The story follows young San Francisco couple Patty Palmer (Griffith) and Drake Goodman (Modine), who invest in a Victorian house in the upscale Pacific Heights neighborhood.
To help pay the mortgage, they rent an apartment within the house and their nightmare begins when a mysterious tenant, Carter Hayes (Keaton), manipulates tenant-law loopholes, refuses to pay rent, and turns their dream home into a battlefield.
Carter is not merely a troublesome tenant; he is a calculating con artist with a chilling talent for psychological warfare. He installs live-in intruders, damages the property, and exploits the legal system to terrorize the couple. Patty and Drake, initially portrayed as idealists striving for upward mobility, are soon trapped in a descent marked by unraveling nerves, personal strain, and escalating danger.

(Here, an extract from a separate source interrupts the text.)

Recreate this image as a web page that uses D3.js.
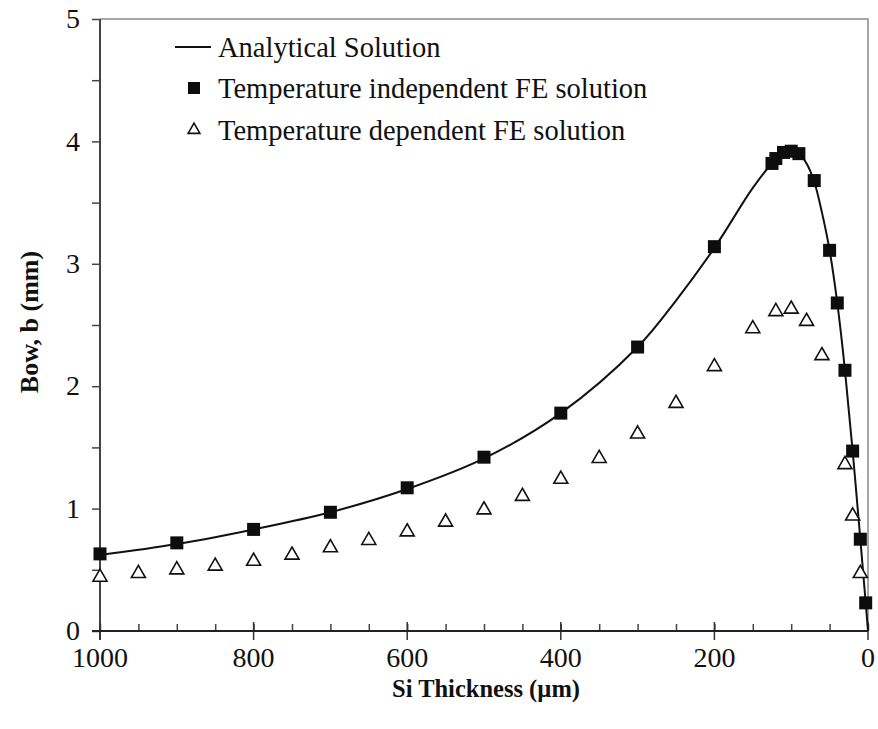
<!DOCTYPE html>
<html>
<head>
<meta charset="utf-8">
<script src="https://cdn.jsdelivr.net/npm/d3@7"></script>
<style>
  body { margin: 0; background: #fff; }
</style>
</head>
<body>
<svg id="chart" width="878" height="729"></svg>
<script>
// Analytical solution (curve)
var analyticT = [1000, 900, 800, 700, 600, 500, 400, 300, 250, 200, 150, 125, 110, 100, 90, 80, 70, 60, 50, 40, 30, 20, 10, 5, 0];
var analyticB = [0.62, 0.71, 0.83, 0.97, 1.16, 1.41, 1.78, 2.32, 2.70, 3.13, 3.62, 3.82, 3.90, 3.92, 3.90, 3.82, 3.67, 3.42, 3.11, 2.68, 2.13, 1.47, 0.75, 0.38, 0];

// Temperature independent FE solution (squares)
var indepT = [1000, 900, 800, 700, 600, 500, 400, 300, 200, 125, 120, 110, 100, 90, 70, 50, 40, 30, 20, 10, 3];
var indepB = [0.63, 0.72, 0.83, 0.97, 1.17, 1.42, 1.78, 2.32, 3.14, 3.82, 3.86, 3.91, 3.92, 3.90, 3.68, 3.11, 2.68, 2.13, 1.47, 0.75, 0.23];

// Temperature dependent FE solution (triangles)
var depT = [1000, 950, 900, 850, 800, 750, 700, 650, 600, 550, 500, 450, 400, 350, 300, 250, 200, 150, 120, 100, 80, 60, 30, 20, 10];
var depB = [0.44, 0.47, 0.50, 0.53, 0.57, 0.62, 0.68, 0.74, 0.81, 0.89, 0.99, 1.10, 1.24, 1.41, 1.61, 1.86, 2.16, 2.47, 2.61, 2.63, 2.53, 2.25, 1.36, 0.94, 0.47];

var xTicks = [1000, 800, 600, 400, 200, 0];
var yTicks = [0, 1, 2, 3, 4, 5];

var legendLabels = ['Analytical Solution', 'Temperature independent FE solution', 'Temperature dependent FE solution'];

(function() {
  var serif = "'Liberation Serif', 'Times New Roman', 'DejaVu Serif', serif";
  var svg = d3.select('#chart').attr('font-family', serif);

  // Plot area
  var left = 100, right = 868, plotTop = 19, bottom = 631;

  var x = d3.scaleLinear().domain([1000, 0]).range([left, right]);
  var y = d3.scaleLinear().domain([0, 5]).range([bottom, plotTop]);

  // Frame (top and right)
  svg.append('path')
    .attr('d', 'M' + left + ',' + plotTop + 'H' + right + 'V' + bottom)
    .attr('fill', 'none')
    .attr('stroke', '#8a8a8a')
    .attr('stroke-width', 1.5);

  // Y axis with minor ticks
  var yAxis = svg.append('g').attr('transform', 'translate(' + left + ',0)');
  yAxis.append('g')
    .call(d3.axisLeft(y).tickValues(d3.range(0, 5.01, 0.5)).tickSize(8).tickFormat(''))
    .call(function(g) { g.select('.domain').remove(); })
    .selectAll('line').attr('stroke', '#444').attr('stroke-width', 1.5);
  yAxis.selectAll('.ylab')
    .data(yTicks)
    .enter().append('text')
    .attr('class', 'ylab')
    .attr('x', -20)
    .attr('y', function(d) { return y(d); })
    .attr('dy', '0.33em')
    .attr('text-anchor', 'end')
    .attr('font-family', serif)
    .attr('font-size', 28)
    .attr('fill', '#111')
    .text(function(d) { return d; });
  yAxis.append('line')
    .attr('y1', plotTop).attr('y2', bottom + 9)
    .attr('stroke', '#444').attr('stroke-width', 2);

  // X axis: minor ticks inside, major ticks across
  var xAxis = svg.append('g');
  xAxis.append('g')
    .attr('transform', 'translate(0,' + bottom + ')')
    .call(d3.axisTop(x).tickValues(d3.range(0, 1001, 50)).tickSize(7).tickFormat(''))
    .call(function(g) { g.select('.domain').remove(); })
    .selectAll('line').attr('stroke', '#444').attr('stroke-width', 1.5);
  xAxis.selectAll('.major')
    .data(xTicks)
    .enter().append('line')
    .attr('class', 'major')
    .attr('x1', function(d) { return x(d); })
    .attr('x2', function(d) { return x(d); })
    .attr('y1', bottom - 9)
    .attr('y2', bottom + 9)
    .attr('stroke', '#333').attr('stroke-width', 1.5);
  xAxis.append('line')
    .attr('x1', left - 8).attr('x2', right)
    .attr('y1', bottom).attr('y2', bottom)
    .attr('stroke', '#222').attr('stroke-width', 2);
  xAxis.selectAll('.xlab')
    .data(xTicks)
    .enter().append('text')
    .attr('class', 'xlab')
    .attr('x', function(d) { return x(d); })
    .attr('y', 667)
    .attr('text-anchor', 'middle')
    .attr('font-family', serif)
    .attr('font-size', 28)
    .attr('fill', '#111')
    .text(function(d) { return d; });

  // Axis titles
  svg.append('text')
    .attr('x', 486).attr('y', 697)
    .attr('text-anchor', 'middle')
    .attr('font-family', serif)
    .attr('font-size', 24.5)
    .attr('font-weight', 'bold')
    .attr('fill', '#111')
    .text('Si Thickness (\u00b5m)');
  svg.append('text')
    .attr('transform', 'translate(38,322) rotate(-90)')
    .attr('text-anchor', 'middle')
    .attr('font-family', serif)
    .attr('font-size', 26)
    .attr('font-weight', 'bold')
    .attr('fill', '#111')
    .text('Bow, b (mm)');

  // Analytical curve
  var line = d3.line()
    .x(function(d) { return x(d[0]); })
    .y(function(d) { return y(d[1]); })
    .curve(d3.curveCatmullRom.alpha(0.5));
  svg.append('path')
    .datum(d3.zip(analyticT, analyticB))
    .attr('d', line)
    .attr('fill', 'none')
    .attr('stroke', '#111')
    .attr('stroke-width', 2);

  // Squares
  var sq = 13;
  svg.selectAll('.sq')
    .data(d3.zip(indepT, indepB))
    .enter().append('rect')
    .attr('class', 'sq')
    .attr('x', function(d) { return x(d[0]) - sq / 2; })
    .attr('y', function(d) { return y(d[1]) - sq / 2; })
    .attr('width', sq).attr('height', sq)
    .attr('fill', '#0d0d0d');

  // Triangles
  var tri = d3.symbol().type(d3.symbolTriangle).size(85);
  svg.selectAll('.tri')
    .data(d3.zip(depT, depB))
    .enter().append('path')
    .attr('class', 'tri')
    .attr('transform', function(d) { return 'translate(' + x(d[0]) + ',' + y(d[1]) + ')'; })
    .attr('d', tri)
    .attr('fill', '#fff')
    .attr('stroke', '#111')
    .attr('stroke-width', 1.6);

  // Legend
  var legend = svg.append('g');
  var ly = [47, 88, 130];
  legend.append('line')
    .attr('x1', 175).attr('x2', 211)
    .attr('y1', ly[0]).attr('y2', ly[0])
    .attr('stroke', '#111').attr('stroke-width', 2);
  legend.append('rect')
    .attr('x', 188).attr('y', ly[1] - 6)
    .attr('width', 12).attr('height', 12)
    .attr('fill', '#0d0d0d');
  legend.append('path')
    .attr('transform', 'translate(194,' + ly[2] + ')')
    .attr('d', d3.symbol().type(d3.symbolTriangle).size(60))
    .attr('fill', '#fff').attr('stroke', '#111').attr('stroke-width', 1.6);
  legend.selectAll('.lt')
    .data(legendLabels)
    .enter().append('text')
    .attr('class', 'lt')
    .attr('x', 218)
    .attr('y', function(d, i) { return ly[i]; })
    .attr('dy', '0.35em')
    .attr('font-family', serif)
    .attr('font-size', 28.5)
    .attr('fill', '#111')
    .text(function(d) { return d; });
})();
</script>
</body>
</html>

Tension mounts as Patty, more than Drake, begins to understand the depth of Hayes’s cunning, resulting in a climactic confrontation that tests their endurance and moral boundaries.
Mako, Tippi Hedren, Laurie Metcalf, Dorian Harewood, Luca Bercovici, Sheila McCarthy, Dan Hedaya, Jerry Hardin, Nicholas Pryor, and Tracey Walter round out the supporting cast.
Griffith balances vulnerability and determination, Modine captures the frustration of a man outmaneuvered by the system, and Keaton delivers one of his darkest, most unsettling performances—a complete inversion of his likable comic persona from the 1980s.

Michael Keaton in Pacific Heights (Photo/20th Century Fox)
Reception for Pacific Heights
Pacific Heights grossed $6.9 million on its opening weekend, finishing No. 1 at the box office, topping Goodfellas, Ghost, Postcards from the Edge and Narrow Margin.
The film would gross $44.9 million worldwide.
Roger Ebert gave the film two out of four stars in his review.
Legacy
While Pacific Heights was met with mixed reviews on release, it has since secured a place as a notable entry in the domestic thriller subgenre that thrived in the late 1980s and early 1990s. Its themes of real estate anxiety, financial strain, and the vulnerability of middle-class dreams remain strikingly relevant.
The film also pushed Keaton into darker territories, foreshadowing his later willingness to inhabit morally ambiguous or sinister roles.
Pacific Heights endures as a tense, if overlooked, thriller that reflects anxieties about home ownership, legal loopholes, and the fine line between security and invasion. It remains a sharp reminder that the greatest threat to comfort often comes not from outside, but from the person we invite through the door.